Пока шли эти споры, на тропинке, проложенной по прибрежной террасе, появился человек — плотный и круглый суданец лет пятидесяти, завернутый в просторную белую галабию, в тюрбане и туфлях без задников. Незнакомец с достоинством восседает на осле, подгоняя его легкими ударами прутика. Заметив нас, всадник останавливается, слезает с осла и направляется в нашу сторону. Занимаемое этим человеком положение, очевидно, заставляет его чувствовать себя обязанным оказать гостеприимство незнакомцам, остановившимся по соседству с его деревней.

Оставив каяки под "охраной" сакие, следуем за своим ментором через поля, перерезанные арыками, углубляемся в пальмовую рощу, полную прохлады, и, возбуждая всеобщее любопытство, вступаем в живописную суданскую деревню, изрядно засыпанную песком и словно разморенную обилием света и жары.

Вдоль извилистых улочек, тесно прижавшись один кдругому, стоят дома, издали напоминая маленькие глинобитные кубики. Когда-то они были выбелены известью, но сейчас все приобрели одинаковый желто-коричневый цвет.

Оказываемся перед большим домом, окруженным высокими стенами. Над входом прибиты три головы крокодилов, похожие на безобразные зевы водосточных труб. Это дом встретившего нас на берегу незнакомца: он — староста деревни (омда).
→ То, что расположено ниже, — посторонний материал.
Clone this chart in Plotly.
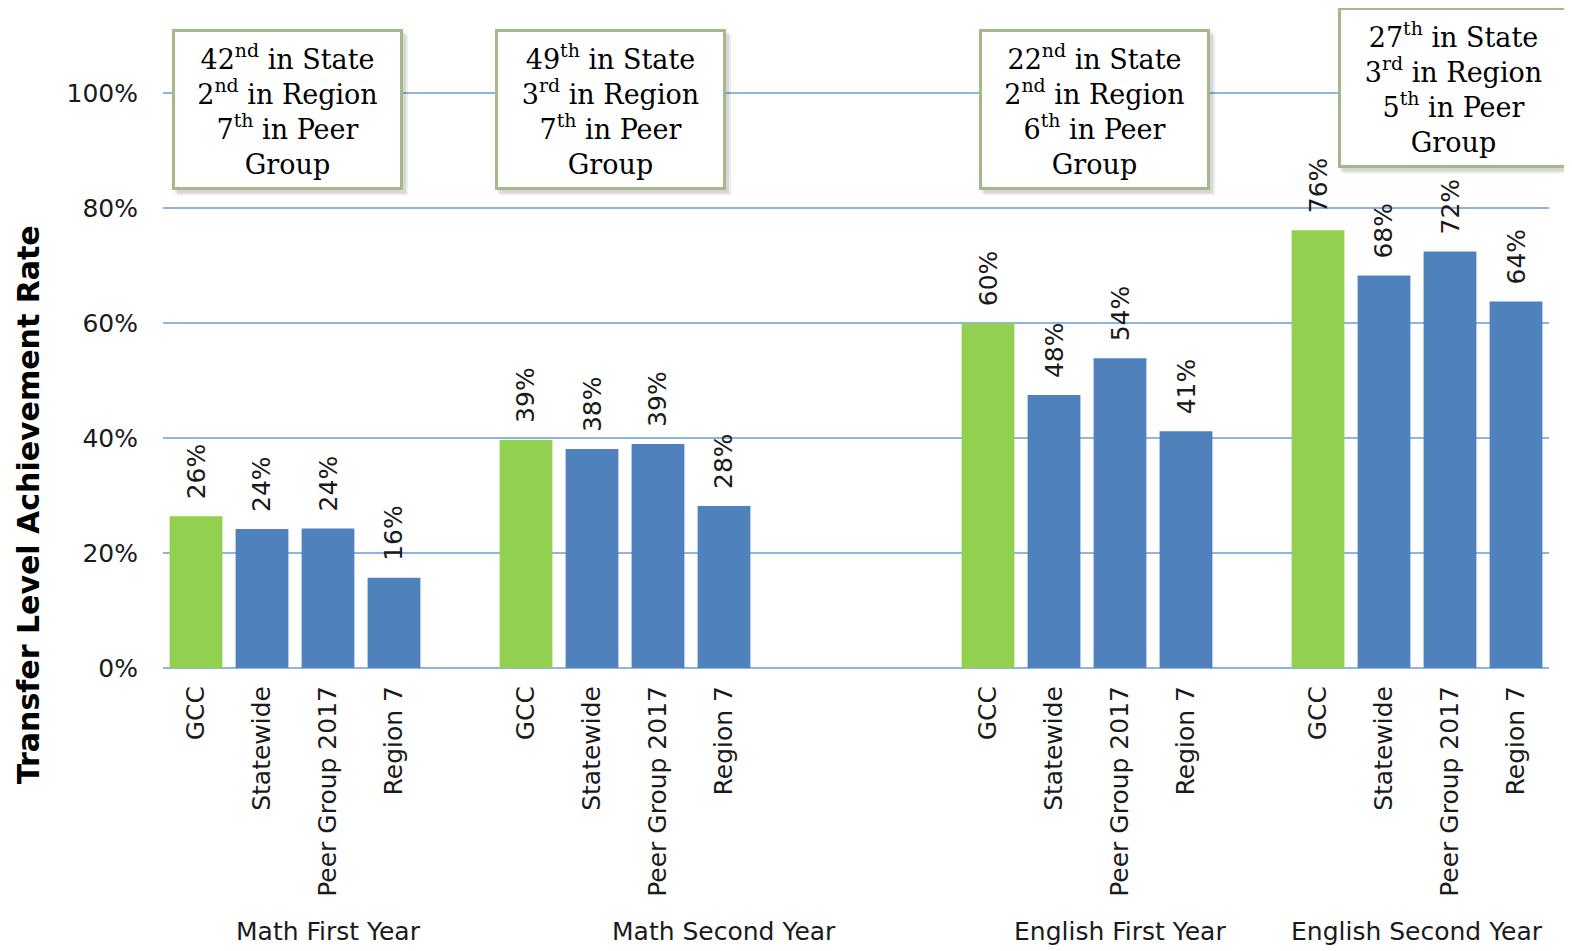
import plotly.graph_objects as go

# ---- data ----
groups = ["Math First Year", "Math Second Year", "English First Year", "English Second Year"]
categories = ["GCC", "Statewide", "Peer Group 2017", "Region 7"]
gaps_after = [1, 3, 1, 0]  # empty category slots after each group
values = [
    [0.264, 0.242, 0.243, 0.157],
    [0.397, 0.381, 0.390, 0.282],
    [0.600, 0.475, 0.539, 0.412],
    [0.762, 0.683, 0.725, 0.638],
]
value_labels = [
    ["26%", "24%", "24%", "16%"],
    ["39%", "38%", "39%", "28%"],
    ["60%", "48%", "54%", "41%"],
    ["76%", "68%", "72%", "64%"],
]
rank_texts = [
    "42<sup>nd</sup> in State<br>2<sup>nd</sup> in Region<br>7<sup>th</sup> in Peer<br>Group",
    "49<sup>th</sup> in State<br>3<sup>rd</sup> in Region<br>7<sup>th</sup> in Peer<br>Group",
    "22<sup>nd</sup> in State<br>2<sup>nd</sup> in Region<br>6<sup>th</sup> in Peer<br>Group",
    "27<sup>th</sup> in State<br>3<sup>rd</sup> in Region<br>5<sup>th</sup> in Peer<br>Group",
]
y_ticks = [0, 0.2, 0.4, 0.6, 0.8, 1.0]
y_tick_labels = ["0%", "20%", "40%", "60%", "80%", "100%"]
y_title = "Transfer Level Achievement Rate"

GREEN = "#92D050"
BLUE = "#4F81BD"
GRID = "#8DB4E2"
TEXT = "#1a1a1a"
FONT = "DejaVu Sans"
FS = 25

# ---- layout geometry (page pixels; the page body adds an 8px margin) ----
OFF = 8
W, H = 1572 - OFF, 951 - OFF
Y_MAX = 1.1
plot_l, plot_r, plot_b = 163 - OFF, 1549 - OFF, 668 - OFF
px_per_unit = 575.0
plot_t = plot_b - Y_MAX * px_per_unit
plot_h = plot_b - plot_t
plot_w = plot_r - plot_l


def pxx(x):
    return (x - OFF - plot_l) / plot_w


def pxy(y):
    return (plot_b - (y - OFF)) / plot_h


# slot positions
xs, ys, cols, ticktext, labels = [], [], [], [], []
group_centers = []
slot = 0
for g, vals in enumerate(values):
    first = slot
    for c, v in enumerate(vals):
        xs.append(slot)
        ys.append(v)
        cols.append(GREEN if c == 0 else BLUE)
        ticktext.append(categories[c])
        labels.append(value_labels[g][c])
        slot += 1
    slot += gaps_after[g]
    group_centers.append((first + slot - 1) / 2)
n_slots = slot

fig = go.Figure()
fig.add_trace(go.Bar(
    x=xs, y=ys, marker=dict(color=cols, line=dict(width=0)),
    width=0.8, hoverinfo="skip", showlegend=False,
))

annotations = []
for x, y, t in zip(xs, ys, labels):
    annotations.append(dict(
        x=x, y=y, xref="x", yref="y", text=t, textangle=-90,
        showarrow=False, yanchor="bottom", xanchor="center", yshift=15,
        font=dict(family=FONT, size=FS, color=TEXT),
    ))

for gc, name in zip(group_centers, groups):
    annotations.append(dict(
        x=gc, y=pxy(932), xref="x", yref="paper",
        text=name, showarrow=False, xanchor="center", yanchor="middle",
        font=dict(family=FONT, size=FS, color=TEXT),
    ))

# y-axis title
annotations.append(dict(
    x=pxx(28), y=pxy(505), xref="paper", yref="paper", text="<b>" + y_title + "</b>",
    textangle=-90, showarrow=False, xanchor="center", yanchor="middle",
    font=dict(family=FONT, size=30, color="#000000"),
))

# rank boxes (reference pixel centers)
box_centers = [(287.5, 109.5), (610.5, 109.5), (1094.5, 109.5), (1453, 87.5)]
box_w, box_h = 231, 161
shapes = []
for (cx, cy), txt in zip(box_centers, rank_texts):
    for off, col in [(5, "rgba(0,0,0,0.07)"), (3, "rgba(0,0,0,0.09)")]:
        shapes.append(dict(type="rect", xref="paper", yref="paper",
                           x0=pxx(cx - box_w / 2 + off), x1=pxx(cx + box_w / 2 + off),
                           y0=pxy(cy + box_h / 2 + off), y1=pxy(cy - box_h / 2 + off),
                           fillcolor=col, line=dict(width=0), layer="above"))
    annotations.append(dict(
        x=pxx(cx), y=pxy(cy), xref="paper", yref="paper", text=txt, showarrow=False,
        xanchor="center", yanchor="middle", align="center",
        width=box_w - 12, height=box_h - 12, borderpad=3, borderwidth=3,
        bordercolor="#A4B98A", bgcolor="white",
        font=dict(family="DejaVu Serif", size=27, color="#000000"),
    ))

fig.update_layout(
    width=W, height=H,
    margin=dict(l=plot_l, r=W - plot_r, t=plot_t, b=H - plot_b, pad=0, autoexpand=False),
    plot_bgcolor="white", paper_bgcolor="white",
    bargap=0.2,
    xaxis=dict(
        range=[-0.5, n_slots - 0.5], tickmode="array", tickvals=xs, ticktext=ticktext,
        tickangle=-90, showgrid=False, zeroline=False, showline=False,
        ticks="", ticklabelstandoff=12, automargin=False,
        tickfont=dict(family=FONT, size=FS, color=TEXT),
    ),
    yaxis=dict(
        range=[0, Y_MAX], tickmode="array", tickvals=y_ticks, ticktext=y_tick_labels,
        showgrid=True, gridcolor=GRID, gridwidth=2, zeroline=True, zerolinecolor=GRID,
        zerolinewidth=2, showline=False, ticks="", ticklabelstandoff=24, automargin=False,
        tickfont=dict(family=FONT, size=FS, color=TEXT),
    ),
    annotations=annotations,
    shapes=shapes,
)

fig.write_html("out.html")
Нас приглашают в зал, всю мебель которого составляют скамеечки, покрытые пылью. Помещение напоминает привокзальный зал ожидания или гостиную деревенского зубного врача. Стены голые. Потолок подпирают грубо обтесанные пальмовые стволы. Это помещение для приезжих гостей, которых, если судить по толстому слою пыли, очевидно, бывает немного в этой деревне. Жилые комнаты, как и везде в Судане, расположены в задней половине дома, подальше от посторонних взглядов.